Wheat is a cereal crop consumed by over 2.5 billion people globally. The current demand for wheat in Malawi is estimated to be 200,000 tonnes per year with a projected growth in consumption of 3%–6% annually.
Bread prices in Malawi have doubled in the past few weeks to K1, 000.00 with the 50 kilogram bag of bread flour now selling at K48,000.00 from K36,000.00.
According to Prof. Maliro, the current wheat supply and demand gap is wide with 99% of the wheat being imported due to low domestic production. The imported cereal is spread throughout the value chain from the importers to millers, bakeries, biscuit manufacturers, wholesalers and retailers.

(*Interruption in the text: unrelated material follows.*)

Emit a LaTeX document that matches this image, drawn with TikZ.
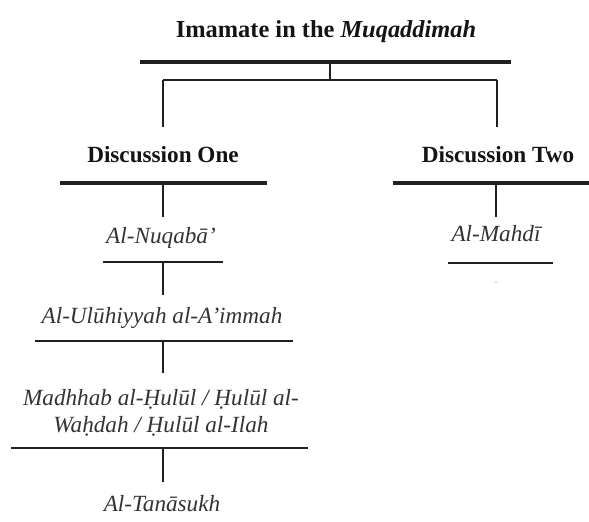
\documentclass[tikz,border=0pt]{standalone}
\usepackage{fontspec}
\setmainfont{Liberation Serif}
\begin{document}
\begin{tikzpicture}[x=1pt,y=-1pt,
  ink/.style={draw=black!88},
  heavybar/.style={ink,line width=4pt},
  mediumbar/.style={ink,line width=2pt},
  lightbar/.style={ink,line width=1.3pt},
  stem/.style={ink,line width=1.3pt},
  head/.style={anchor=base,inner sep=0pt,font=\fontsize{23.2}{27}\selectfont\bfseries,text=black!92},
  term/.style={anchor=base,inner sep=0pt,align=center,font=\fontsize{23.2}{27}\selectfont\itshape,text=black!80}]
\useasboundingbox (0,0) rectangle (589,522);

% headings and terms
\node[head,font=\fontsize{24.4}{28}\selectfont\bfseries] (title) at (326,37) {Imamate in the \textit{Muqaddimah}};
\node[head] (d1) at (163,162) {Discussion One};
\node[head] (d2) at (498,162) {Discussion Two};
\node[term] (nuq) at (161,243) {Al-Nuqabā’};
\node[term] (mah) at (496,241) {Al-Mahdī};
\node[term] (ulu) at (162,323) {Al-Ulūhiyyah al-A’immah};
\node[term,anchor=north] (mad) at (161,389) {Madhhab al-\d{H}ulūl / \d{H}ulūl al-\\Wa\d{h}dah / \d{H}ulūl al-Ilah};
\node[term] (tan) at (162,511) {Al-Tanāsukh};

% bar ends
\coordinate (t0l) at (140,62);   \coordinate (t0r) at (511,62);   \coordinate (t0m) at (330,62);
\coordinate (sp)  at (330,80);   \coordinate (spl) at (163,80);   \coordinate (spr) at (497,80);
\coordinate (d1a) at (163,127);  \coordinate (d2a) at (497,127);
\coordinate (b1l) at (60,182.5); \coordinate (b1r) at (267,182.5); \coordinate (b1m) at (163,182.5);
\coordinate (b2l) at (393,182.5);\coordinate (b2r) at (589,182.5); \coordinate (b2m) at (496,182.5);
\coordinate (c1) at (163,217);   \coordinate (c2) at (496,217);
\coordinate (n1l) at (103,262);  \coordinate (n1r) at (223,262);  \coordinate (n1m) at (163,262);
\coordinate (m1l) at (448,263);  \coordinate (m1r) at (553,263);
\coordinate (c3) at (163,295);
\coordinate (u1l) at (35,341);   \coordinate (u1r) at (293,341);  \coordinate (u1m) at (163,341);
\coordinate (c4) at (163,373);
\coordinate (h1l) at (11,448);   \coordinate (h1r) at (308,448);  \coordinate (h1m) at (163,448);
\coordinate (c5) at (163,482);

% bars
\draw[heavybar] (t0l) -- (t0r);
\draw[heavybar] (b1l) -- (b1r);
\draw[heavybar] (b2l) -- (b2r);
\draw[lightbar] (n1l) -- (n1r);
\draw[lightbar] (m1l) -- (m1r);
\draw[lightbar] (u1l) -- (u1r);
\draw[mediumbar] (h1l) -- (h1r);

% connectors
\draw[ink,line width=2.6pt] (t0m) -- (sp);
\draw[lightbar] (spl) -- (spr);
\draw[stem] (spl) -- (d1a);
\draw[stem] (spr) -- (d2a);
\draw[stem] (b1m) -- (c1);
\draw[stem] (b2m) -- (c2);
\draw[stem] (n1m) -- (c3);
\draw[stem] (u1m) -- (c4);
\draw[stem] (h1m) -- (c5);

% stray mark under the right branch
\fill[black!55] (496,282) circle (0.6);
\end{tikzpicture}
\end{document}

“45% of milled flour is utilised by commercial bakeries, 46% is distributed to rural and urban outlets and biscuit manufacturers utilise 9%,” he says
Maliro notes that lack of stable markets and a national wheat development strategy are some constraints suffocating wheat production in the country.
“Production constraints include the lack of a national wheat development strategy, lack of stable markets, unavailability of improved varieties, low input use and limited knowledge in the management of wheat crop,” he says adding that currency devaluation and limited forex reserves further affect the annual import volumes and prices of wheat flour on the domestic market.
The professor suggests that domestic production and broad value chain opportunities could be increased through policy support, including research for development, expansion of production into non-traditional wheat growing areas, investing in irrigation and developing market systems.
Meanwhile, LUANAR, in partnership with University of Nottingham, UK, are supervising a local PhD student who is magnifying the local wheat production in a quest of developing ideal wheat varieties suitable for local malnutrition population.
Statistics indicates that wheat imports are projected to rise to 63 MT by 2028. Although total production increased from 19.6 MT in 2008 to 29.2 MT in 2019, and the total area under wheat increased from 8.5 to 10.2 million hectares, domestic supply is still much lower than demand.
A 2018 USDA report on global wheat imports shows that the sub-Saharan Africa (SSA) region has been a major driver of rising global wheat trade over the last decade. The year-over-year growth in wheat imports for SSA is greater than any region across the globe. Current annual production in SSA is approximately 7 MT which accounts for only 28% of total annual demand.
Agricultural systems of Malawi are dominated by maize and the wheat value chain is driven almost entirely by imports, which currently represent greater than 99% of demand.